Maybe not so surprisingly the industry makes a clear distinction between what local customers and domestic and international visitors may prefer. For example, they believe that family spas and wellness facilities will play a dominant role in the near future for domestic travelers. The industry also believes that eco-spas and wellness facilities, destination spas, spas based on natural (healing) resources will be important for international travelers (beyond the standard wellness hotels).

The GWSTM will introduce data on service providers and services according to local customers, and domestic and international travelers, since the differences seem to be rather significant. Just to give one example, the further customers travel to a wellness and spa facility the more dedicated and health conscious they are and more likely they will become so because of the treatments.

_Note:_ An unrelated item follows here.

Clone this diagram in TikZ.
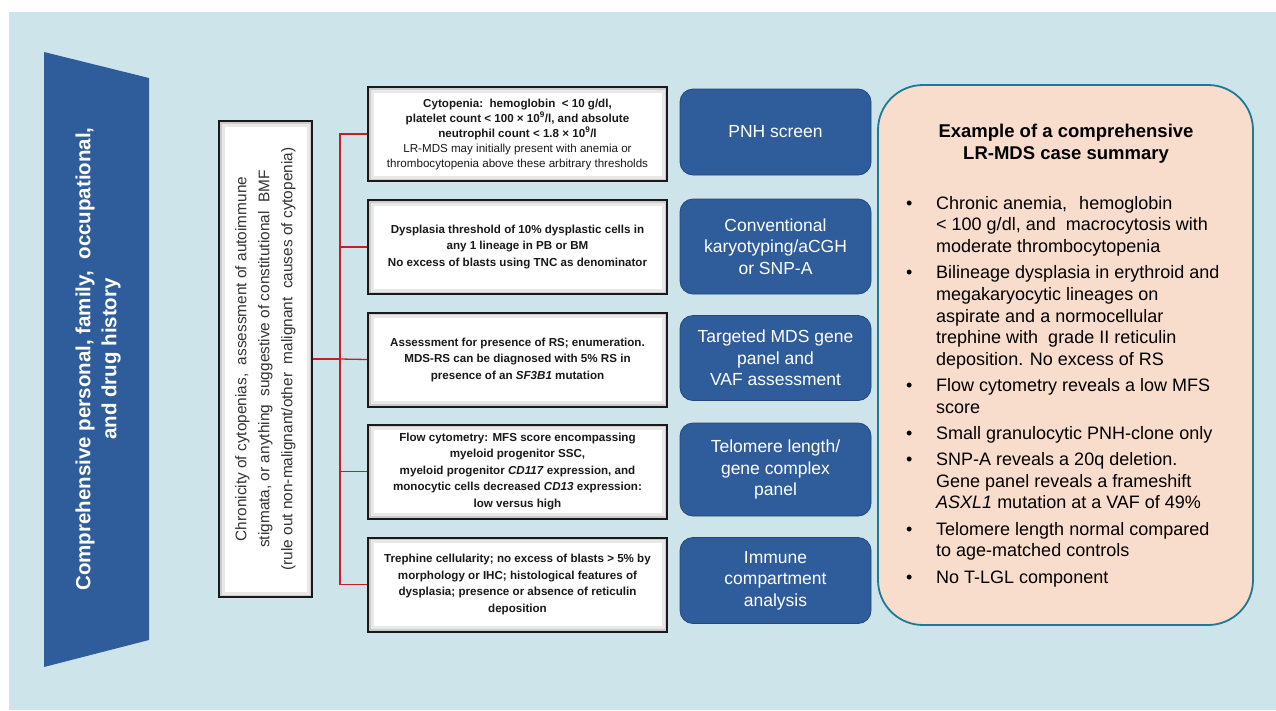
\documentclass[tikz,border=0pt]{standalone}
\usepackage{fontspec}
\setmainfont{Liberation Sans}
\definecolor{bgblue}{RGB}{205,228,234}
\definecolor{dblue}{RGB}{47,93,155}
\definecolor{dblueedge}{RGB}{36,72,122}
\definecolor{peach}{RGB}{249,221,204}
\definecolor{teal}{RGB}{28,122,148}
\definecolor{cred}{RGB}{196,30,40}
\tikzset{
  wbox/.style={draw=black!90, line width=2pt, fill=gray!40, inner sep=0pt,
    minimum width=299pt, minimum height=94pt, align=center, text=black!90,
    font=\fontsize{11.6}{16.5}\selectfont\bfseries,
    path picture={
      \fill[gray!18] ([shift={(2.5pt,2.5pt)}]path picture bounding box.south west) rectangle ([shift={(-2.5pt,-2.5pt)}]path picture bounding box.north east);
      \fill[white] ([shift={(5.5pt,5.5pt)}]path picture bounding box.south west) rectangle ([shift={(-5.5pt,-5.5pt)}]path picture bounding box.north east);
    }},
  bbox/.style={draw=dblueedge, line width=0.8pt, fill=dblue, rounded corners=13pt,
    minimum width=191pt, inner sep=0pt, align=center, text=white,
    font=\fontsize{17.5}{21.5}\selectfont},
  link/.style={draw=cred, line width=1.3pt},
}
\begin{document}
\begin{tikzpicture}[x=1pt,y=-1pt]
\useasboundingbox (0,0) rectangle (1276,710);
\fill[bgblue] (9,12) rectangle (1276,710);

% left trapezoid
\fill[dblue] (44,52) -- (149,78) -- (149,640) -- (44,667) -- cycle;
\node[rotate=90, align=center, text=white, font=\fontsize{20.5}{26}\selectfont\bfseries] (hist) at (98,359)
  {Comprehensive personal, family,\ \ occupational,\\and drug history};

% vertical box
\node[wbox, minimum width=93pt, minimum height=476pt] (vbox) at (265.5,359) {};
\node[rotate=90, align=center, text=black!80, font=\fontsize{15.4}{23}\selectfont] (vtext) at (vbox.center)
  {Chronicity of cytopenias,\ \ assessment of autoimmune\\stigmata, or anything\ \ suggestive of constitutional\ \ BMF\\(rule out non-malignant/other\ \ malignant\ \ causes of cytopenia)};

% white boxes
\node[wbox, font=\fontsize{11.6}{15}\selectfont\bfseries] (wb1) at (517.5,134)
  {Cytopenia:\ \ hemoglobin\ \ < 10 g/dl,\\platelet count < 100 × 10\textsuperscript{9}/l, and absolute\\neutrophil\ count < 1.8 × 10\textsuperscript{9}/l\\{\mdseries LR-MDS may initially present with anemia or}\\{\mdseries thrombocytopenia above these arbitrary thresholds}};
\node[wbox] (wb2) at (517.5,247)
  {Dysplasia threshold of 10\% dysplastic cells in\\any 1 lineage in PB or BM\\No excess of blasts using\ TNC\ as denominator};
\node[wbox] (wb3) at (517.5,359.5)
  {Assessment for presence of RS; enumeration.\\MDS-RS\ can be diagnosed with 5\% RS in\\presence of an \textit{SF3B1} mutation};
\node[wbox] (wb4) at (517.5,471.5)
  {Flow\ cytometry: MFS\ score encompassing\\myeloid\ progenitor SSC,\\myeloid progenitor \textit{CD117} expression, and\\monocytic cells decreased \textit{CD13} expression:\\low versus high};
\node[wbox] (wb5) at (517.5,584.5)
  {Trephine cellularity; no excess of blasts > 5\% by\\morphology\ or IHC; histological\ features of\\dysplasia;\ presence or absence of reticulin\\deposition};

% connectors
\coordinate (hub) at (340,359);
\draw[link] (vbox.east) -- (hub);
\draw[link] (hub) |- (wb1.west);
\draw[link] (hub) |- (wb2.west);
\draw[link] (hub) -- (wb3.west);
\draw[link] (hub) |- (wb4.west);
\draw[link] (hub) |- (wb5.west);

% blue boxes
\node[bbox, minimum height=86pt] (b1) at (775.5,132) {PNH screen};
\node[bbox, minimum height=95pt] (b2) at (775.5,246.5) {Conventional\\karyotyping/aCGH\\or SNP-A};
\node[bbox, minimum height=85pt] (b3) at (775.5,358) {Targeted MDS gene\\panel and\\VAF assessment};
\node[bbox, minimum height=93pt] (b4) at (775.5,469.5) {Telomere length/\\gene complex\\panel};
\node[bbox, minimum height=86pt] (b5) at (775.5,580.5) {Immune\\compartment\\analysis};

% summary panel
\node[draw=teal, line width=1.8pt, fill=peach, rounded corners=45pt,
  minimum width=375pt, minimum height=540pt, inner sep=0pt] (sumbox) at (1065.5,355) {};
\node[align=center, font=\fontsize{18.5}{22}\selectfont\bfseries] (sumtitle) at (1066,144)
  {Example of a comprehensive\\LR-MDS case summary};
\node[anchor=north west, inner sep=0pt, align=left, font=\fontsize{18}{21.6}\selectfont] (sumlist) at (906,194)
  {\begin{tabular}{@{}p{30pt}@{}l@{}}
  \textbullet & Chronic anemia,\hspace{12pt}hemoglobin\\
   & < 100 g/dl, and\ \ macrocytosis with\\
   & moderate thrombocytopenia\\[4.7pt]
  \textbullet & Bilineage dysplasia in erythroid and\\
   & megakaryocytic lineages on\\
   & aspirate and a\ normocellular\\
   & trephine with\ \ grade II reticulin\\
   & deposition. No excess of RS\\[4.7pt]
  \textbullet & Flow cytometry reveals a\ low MFS\\
   & score\\[4.7pt]
  \textbullet & Small granulocytic PNH-clone only\\[4.7pt]
  \textbullet & SNP-A reveals a\ 20q deletion.\\
   & Gene panel reveals a\ frameshift\\
   & \textit{ASXL1} mutation at a VAF of 49\%\\[4.7pt]
  \textbullet & Telomere length normal compared\\
   & to age-matched controls\\[4.7pt]
  \textbullet & No T-LGL component
  \end{tabular}};
\end{tikzpicture}
\end{document}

Our previous forecast from 2010 had already predicted, and now we can confirm, that therapies based on natural resources with proven benefits (e.g. thermal water, mud) and Body-Mind-Spirit/holistic programs/workshops (e.g. yoga) will be in demand by international visitors, while lifestyle-oriented programs/workshops (e.g. stress management, nutrition) will also play an important role for domestic travelers.

The forecast for 2013 is showing the same trend that service providers experienced in 2012 over 2011, i.e. minor growth in almost every indicator but with stagnation in terms of average length of stay. Certainly there are important regional differences in terms of demand forecasts.

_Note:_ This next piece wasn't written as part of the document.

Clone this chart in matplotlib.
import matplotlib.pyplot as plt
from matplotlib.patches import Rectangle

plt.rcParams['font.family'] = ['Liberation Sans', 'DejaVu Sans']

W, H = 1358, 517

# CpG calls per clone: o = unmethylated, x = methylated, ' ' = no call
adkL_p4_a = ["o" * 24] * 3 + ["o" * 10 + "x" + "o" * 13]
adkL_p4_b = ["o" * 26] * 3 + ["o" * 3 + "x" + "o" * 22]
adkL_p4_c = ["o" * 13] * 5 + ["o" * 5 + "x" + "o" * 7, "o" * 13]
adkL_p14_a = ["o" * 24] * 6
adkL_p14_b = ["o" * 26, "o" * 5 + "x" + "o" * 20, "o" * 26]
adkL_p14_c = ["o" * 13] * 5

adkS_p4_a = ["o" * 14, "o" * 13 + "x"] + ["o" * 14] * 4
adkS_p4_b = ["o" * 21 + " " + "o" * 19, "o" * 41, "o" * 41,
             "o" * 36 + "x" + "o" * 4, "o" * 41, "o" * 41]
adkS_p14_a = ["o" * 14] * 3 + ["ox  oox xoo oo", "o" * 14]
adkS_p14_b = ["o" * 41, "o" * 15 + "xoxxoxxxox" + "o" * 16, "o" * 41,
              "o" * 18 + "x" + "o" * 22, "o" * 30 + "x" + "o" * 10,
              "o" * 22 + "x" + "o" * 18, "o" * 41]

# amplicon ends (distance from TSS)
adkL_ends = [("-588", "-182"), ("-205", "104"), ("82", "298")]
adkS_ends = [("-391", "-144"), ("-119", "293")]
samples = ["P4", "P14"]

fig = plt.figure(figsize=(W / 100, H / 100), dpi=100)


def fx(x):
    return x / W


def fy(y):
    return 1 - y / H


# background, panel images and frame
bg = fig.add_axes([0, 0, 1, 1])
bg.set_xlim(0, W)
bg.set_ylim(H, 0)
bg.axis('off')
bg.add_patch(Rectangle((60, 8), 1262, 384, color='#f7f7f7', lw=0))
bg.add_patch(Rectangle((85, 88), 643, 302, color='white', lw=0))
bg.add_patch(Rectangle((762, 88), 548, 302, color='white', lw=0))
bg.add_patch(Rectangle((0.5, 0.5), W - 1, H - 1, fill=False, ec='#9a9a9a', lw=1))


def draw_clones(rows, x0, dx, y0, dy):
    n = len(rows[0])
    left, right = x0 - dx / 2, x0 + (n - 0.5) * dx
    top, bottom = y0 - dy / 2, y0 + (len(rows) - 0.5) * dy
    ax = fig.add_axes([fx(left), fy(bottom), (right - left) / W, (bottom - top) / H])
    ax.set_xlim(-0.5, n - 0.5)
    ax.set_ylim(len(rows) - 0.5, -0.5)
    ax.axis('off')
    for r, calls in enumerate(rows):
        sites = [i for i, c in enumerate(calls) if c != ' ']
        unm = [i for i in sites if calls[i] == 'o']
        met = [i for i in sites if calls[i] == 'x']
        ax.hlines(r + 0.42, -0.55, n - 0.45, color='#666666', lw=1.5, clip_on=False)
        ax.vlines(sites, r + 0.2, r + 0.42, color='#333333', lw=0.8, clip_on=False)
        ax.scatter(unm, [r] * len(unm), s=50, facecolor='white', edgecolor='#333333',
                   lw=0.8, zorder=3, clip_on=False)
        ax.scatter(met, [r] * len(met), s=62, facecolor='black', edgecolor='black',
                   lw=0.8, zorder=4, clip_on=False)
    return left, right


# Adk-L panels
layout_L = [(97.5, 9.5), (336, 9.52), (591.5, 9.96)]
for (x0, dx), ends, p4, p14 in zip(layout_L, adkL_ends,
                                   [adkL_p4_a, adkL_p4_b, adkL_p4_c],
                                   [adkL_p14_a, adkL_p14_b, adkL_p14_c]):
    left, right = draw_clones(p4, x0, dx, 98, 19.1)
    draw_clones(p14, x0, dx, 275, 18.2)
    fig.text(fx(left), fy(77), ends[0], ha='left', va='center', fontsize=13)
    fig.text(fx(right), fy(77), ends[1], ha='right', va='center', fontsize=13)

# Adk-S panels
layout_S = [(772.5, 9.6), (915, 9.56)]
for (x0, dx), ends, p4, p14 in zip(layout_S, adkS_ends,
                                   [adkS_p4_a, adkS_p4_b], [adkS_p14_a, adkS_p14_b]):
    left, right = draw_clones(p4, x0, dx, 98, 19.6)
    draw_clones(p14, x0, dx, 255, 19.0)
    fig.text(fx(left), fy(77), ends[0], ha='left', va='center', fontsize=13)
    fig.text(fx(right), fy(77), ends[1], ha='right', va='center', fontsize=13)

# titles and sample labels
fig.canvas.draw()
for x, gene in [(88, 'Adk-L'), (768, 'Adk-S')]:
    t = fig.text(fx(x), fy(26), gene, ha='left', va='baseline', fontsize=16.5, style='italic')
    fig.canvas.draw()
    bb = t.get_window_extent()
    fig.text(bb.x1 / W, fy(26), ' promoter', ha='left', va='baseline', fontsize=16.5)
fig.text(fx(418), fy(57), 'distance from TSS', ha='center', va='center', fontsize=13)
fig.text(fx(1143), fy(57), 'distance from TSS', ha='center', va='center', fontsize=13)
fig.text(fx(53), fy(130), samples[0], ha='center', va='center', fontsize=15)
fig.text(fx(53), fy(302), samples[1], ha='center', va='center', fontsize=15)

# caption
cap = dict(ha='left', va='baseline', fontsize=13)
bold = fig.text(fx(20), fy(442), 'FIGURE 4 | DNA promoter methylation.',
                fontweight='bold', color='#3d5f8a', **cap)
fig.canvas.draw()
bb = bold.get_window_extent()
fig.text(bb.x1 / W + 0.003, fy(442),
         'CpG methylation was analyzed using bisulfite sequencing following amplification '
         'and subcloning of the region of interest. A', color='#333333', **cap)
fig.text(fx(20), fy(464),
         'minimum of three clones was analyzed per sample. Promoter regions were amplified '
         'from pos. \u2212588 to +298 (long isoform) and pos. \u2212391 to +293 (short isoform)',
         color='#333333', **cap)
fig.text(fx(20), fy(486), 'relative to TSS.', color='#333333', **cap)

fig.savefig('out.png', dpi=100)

Service providers mostly package wellness and spa services together with events and festivals, and a significant percentage focus on conference and business travelers, whose shifts are clear indications of moving away from the single women-focused traditional strategy. It is also interesting to see how important and widespread wet areas in every wellness and spa facility have become in the last couple of years.

The Monitor’s information covers segmentation, targeting, product development, human resources and cooperation trends. We can see that travelers who pay attention to their health, either as primary motivation (e.g. lifestyle-based services) or an additional service they consume during travel (e.g. visiting a hotel spa) have become more and more important as a customer segment in almost every type of wellness and spa category. The GWSTM 2012-2013 final results will be available from the new website of TOHWS from the end of February 2013, and the detailed findings will be presented for the first time at the European Spa Convention in London (February 24, 2013).

We are also delighted to lead on another global initiative. We are working on the second and revised edition of our book on travelling for health. The first edition back in 2008, entitled Health and Wellness Tourism (published by Butterworth-Heinemann), was the first-ever professional title that applied a holistic and global approach, and looked at what was happening all over the world in health and wellness travel. The second edition, Health, Tourism and Hospitality: Spas, Wellness and Medical Travel, has a wide range of contributors and case studies from over 20 countries (such as the US, Iceland, Hungary, Israel, Kyrgizystan, Iran, Qatar, India and China). We discuss local, regional and global developments and trends (including from Russia, various parts of Africa and South-America and other regions and countries), such as culturally defined wellness and medical rituals, natural healing assets applied in wellness and medical treatments, or evidence-based spa, wellness and medical practices and procedures. The book is due to be published in Q4, 2013.